CRÍTICA



  • Casa de antigüedades, una inquietante y arriesgada fábula

    Elegido en principio para la selección oficial del malogrado Cannes 2020, el primer largometraje del brasileño João Paulo Miranda tuvo su estreno en el reciente Festival de Toronto y ahora llegó a San Sebastián con una propuesta alegórica, pero de indudable impronta política a la hora de trazar paralelismos con la situación actual de su país.

    El veterano Cristovam (Antonio Pitaluga) se ve forzado a abandonar su pueblo rural del norte y trasladarse hasta una antigua colonia austriaca del sur para trabajar en Kainz, una planta elaboradora de leche. Ese ámbito racista (fascista) no parece ser precisamente el mejor lugar para un negro y la hostilidad se hará sentir a cada minuto.

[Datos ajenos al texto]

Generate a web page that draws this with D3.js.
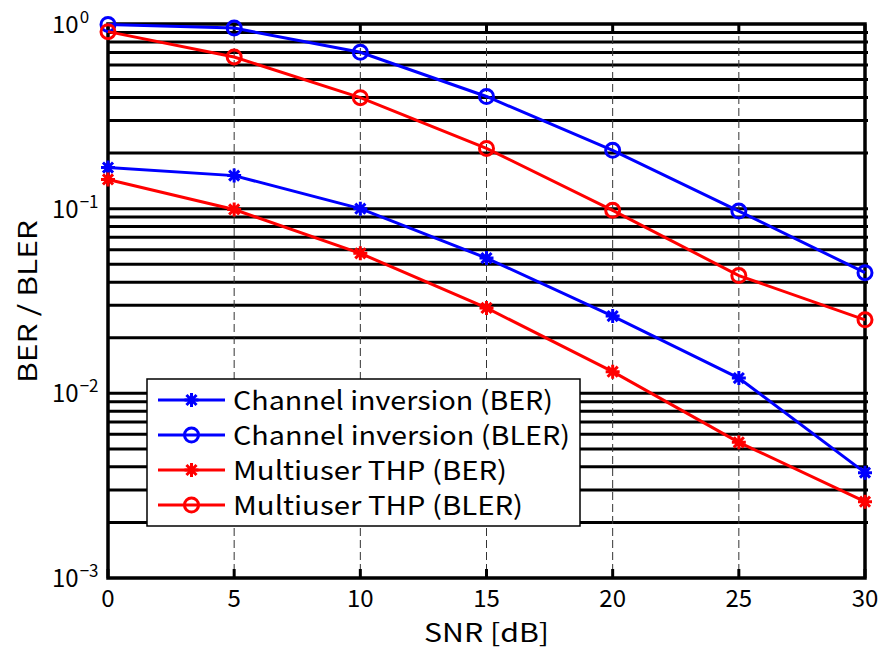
<!DOCTYPE html>
<html>
<head>
<meta charset="utf-8">
<script src="https://cdn.jsdelivr.net/npm/d3@7"></script>
<style>
	body { margin: 0; background: #fff; }
	svg text { font-family: "Noto Sans CJK JP", "Noto Sans", sans-serif; fill: #000; }
</style>
</head>
<body>
<svg id="chart" width="883" height="651"></svg>
<script>
// SNR points (dB)
const snr = [0, 5, 10, 15, 20, 25, 30];

// values
const ciBer = [0.167, 0.151, 0.100, 0.054, 0.0262, 0.0121, 0.00372];
const ciBler = [0.995, 0.95, 0.703, 0.405, 0.207, 0.097, 0.045];
const thpBer = [0.144, 0.099, 0.0573, 0.029, 0.0131, 0.00543, 0.00259];
const thpBler = [0.909, 0.663, 0.399, 0.212, 0.098, 0.0434, 0.025];

const xTicks = [0, 5, 10, 15, 20, 25, 30];
const yDecades = [1e-3, 1e-2, 1e-1, 1e0];

const series = [
	{ name: "Channel inversion (BER)", values: ciBer, color: "#0000ff", marker: "star", w: 320 },
	{ name: "Channel inversion (BLER)", values: ciBler, color: "#0000ff", marker: "circle", w: 337 },
	{ name: "Multiuser THP (BER)", values: thpBer, color: "#ff0000", marker: "star", w: 274 },
	{ name: "Multiuser THP (BLER)", values: thpBler, color: "#ff0000", marker: "circle", w: 290 },
];

const svg = d3.select("svg#chart");
const plot = { left: 108, right: 865, top: 24, bottom: 578 };

const x = d3.scaleLinear().domain([0, 30]).range([plot.left, plot.right]);
const y = d3.scaleLog().domain([1e-3, 1]).range([plot.bottom, plot.top]);

// horizontal grid at every 1..9 x decade (solid, heavy)
let gridVals = [];
for (let d of yDecades.slice(0, 3)) {
	for (let m = 1; m <= 9; m++) {
		if (d * m > 1e-3) gridVals.push(d * m);
	}
}
svg.append("g")
	.selectAll("line")
	.data(gridVals)
	.join("line")
	.attr("x1", plot.left)
	.attr("x2", plot.right + 3)
	.attr("y1", (d) => y(d))
	.attr("y2", (d) => y(d))
	.attr("stroke", "#000")
	.attr("stroke-width", 3);

// vertical dashed grid
svg.append("g")
	.selectAll("line")
	.data(xTicks.slice(1, -1))
	.join("line")
	.attr("x1", (d) => x(d))
	.attr("x2", (d) => x(d))
	.attr("y1", plot.top)
	.attr("y2", plot.bottom)
	.attr("stroke", "#333")
	.attr("stroke-width", 1)
	.attr("stroke-dasharray", "8,4");

// x ticks, top and bottom
const tickG = svg.append("g");
tickG.selectAll("line.tb")
	.data(xTicks)
	.join("line")
	.classed("tb", true)
	.attr("x1", (d) => x(d))
	.attr("x2", (d) => x(d))
	.attr("y1", plot.bottom)
	.attr("y2", plot.bottom - 9)
	.attr("stroke", "#000")
	.attr("stroke-width", 3);
tickG.selectAll("line.tt")
	.data(xTicks)
	.join("line")
	.classed("tt", true)
	.attr("x1", (d) => x(d))
	.attr("x2", (d) => x(d))
	.attr("y1", plot.top)
	.attr("y2", plot.top + 9)
	.attr("stroke", "#000")
	.attr("stroke-width", 3);

// axes box
svg.append("rect")
	.attr("x", plot.left)
	.attr("y", plot.top)
	.attr("width", plot.right - plot.left)
	.attr("height", plot.bottom - plot.top)
	.attr("fill", "none")
	.attr("stroke", "#000")
	.attr("stroke-width", 3.5);

// x tick labels
svg.append("g")
	.selectAll("text")
	.data(xTicks)
	.join("text")
	.attr("x", (d) => x(d))
	.attr("y", 607)
	.attr("text-anchor", "middle")
	.attr("font-size", 24)
	.text((d) => d);

// y tick labels 10^k
const yl = svg.append("g")
	.selectAll("text")
	.data(yDecades)
	.join("text")
	.attr("x", 52)
	.attr("y", (d) => y(d) + 9)
	.attr("font-size", 24);
yl.append("tspan").text("10");
yl.append("tspan")
	.attr("dy", -10)
	.attr("dx", 1)
	.attr("font-size", 17)
	.text((d) => {
		let e = Math.round(Math.log10(d));
		return e < 0 ? "\u2212" + Math.abs(e) : e;
	});

// axis titles
svg.append("text")
	.attr("x", 424)
	.attr("y", 642)
	.attr("font-size", 25)
	.attr("textLength", 125)
	.attr("lengthAdjust", "spacingAndGlyphs")
	.text("SNR [dB]");
svg.append("text")
	.attr("transform", "translate(37 383) rotate(-90)")
	.attr("font-size", 25)
	.attr("textLength", 163)
	.attr("lengthAdjust", "spacingAndGlyphs")
	.text("BER / BLER");

// draws a marker of given type centred at 0,0
function drawMarker(g, type, color) {
	if (type === "circle") {
		g.append("circle")
			.attr("r", 7)
			.attr("fill", "none")
			.attr("stroke", color)
			.attr("stroke-width", 3);
	} else {
		const s = 7;
		const dd = s * 0.72;
		const path = `M${-s},0L${s},0M0,${-s}L0,${s}M${-dd},${-dd}L${dd},${dd}M${-dd},${dd}L${dd},${-dd}`;
		g.append("path")
			.attr("d", path)
			.attr("stroke", color)
			.attr("stroke-width", 3)
			.attr("fill", "none");
	}
}

const line = d3.line()
	.x((d) => x(d[0]))
	.y((d) => y(d[1]));

const seriesG = svg.append("g");
series.forEach((s) => {
	const pts = snr.map((v, i) => [v, s.values[i]]);
	seriesG.append("path")
		.attr("d", line(pts))
		.attr("fill", "none")
		.attr("stroke", s.color)
		.attr("stroke-width", 3);
	pts.forEach((p) => {
		const mg = seriesG.append("g")
			.attr("transform", `translate(${x(p[0])}, ${y(p[1])})`);
		drawMarker(mg, s.marker, s.color);
	});
});

// legend
const leg = { x: 147, y: 379, w: 433, h: 147, rowY: 21, rowH: 35 };
const legG = svg.append("g").attr("transform", `translate(${leg.x}, ${leg.y})`);
legG.append("rect")
	.attr("width", leg.w)
	.attr("height", leg.h)
	.attr("fill", "#fff")
	.attr("stroke", "#000")
	.attr("stroke-width", 1.5);
const rows = legG.selectAll("g.row")
	.data(series)
	.join("g")
	.classed("row", true)
	.attr("transform", (d, i) => `translate(0, ${leg.rowY + i * leg.rowH})`);
rows.append("line")
	.attr("x1", 11)
	.attr("x2", 78)
	.attr("stroke", (d) => d.color)
	.attr("stroke-width", 3);
rows.each(function (d) {
	const mg = d3.select(this).append("g").attr("transform", "translate(44.5, 0)");
	drawMarker(mg, d.marker, d.color);
});
rows.append("text")
	.attr("x", 86)
	.attr("y", 10)
	.attr("font-size", 26)
	.attr("textLength", (d) => d.w)
	.attr("lengthAdjust", "spacingAndGlyphs")
	.text((d) => d.name);
</script>
</body>
</html>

    Nuestro anithéroe descubre la casa llena de antiguedades a la que alude el título y se instalará allí con la idea de conectarse nuevamente con sus raíces, aunque deberá convivir con incómodos intrusos y niños que circulan por los alrededores disparándoles a los perros. La crueldad es otra de las constantes de un film (donde veremos también cómo matan a una vaca) que mezcla elementos del Cinema Novo, del western a la Bacurau, de Kleber Mendonça Filho; y hasta del surrealismo a la David Lynch.

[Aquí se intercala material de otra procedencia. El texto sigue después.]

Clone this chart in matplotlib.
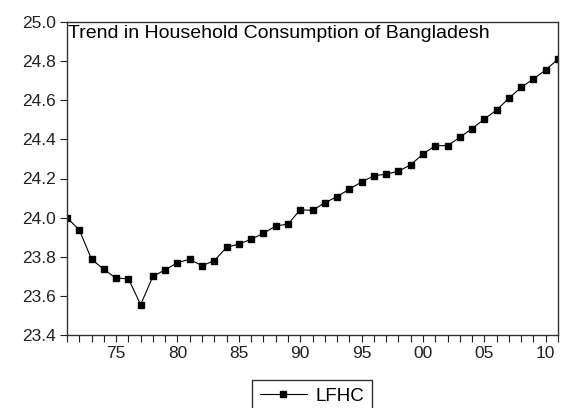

    El resultado es más bien contradictorio. Por un lado, hay un retrato de la creciente derechización social sin apelar a los mecanismos más obvios y tradicionales de la denuncia; pero al mismo tiempo hay cierto regodeo con el sadismo y hasta cierto pintoresquismo folclórico. De todas formas, se trata de una inquietante y arriesgada fábula sobre un país que está lidiando con sus peores fantasmas y horrores.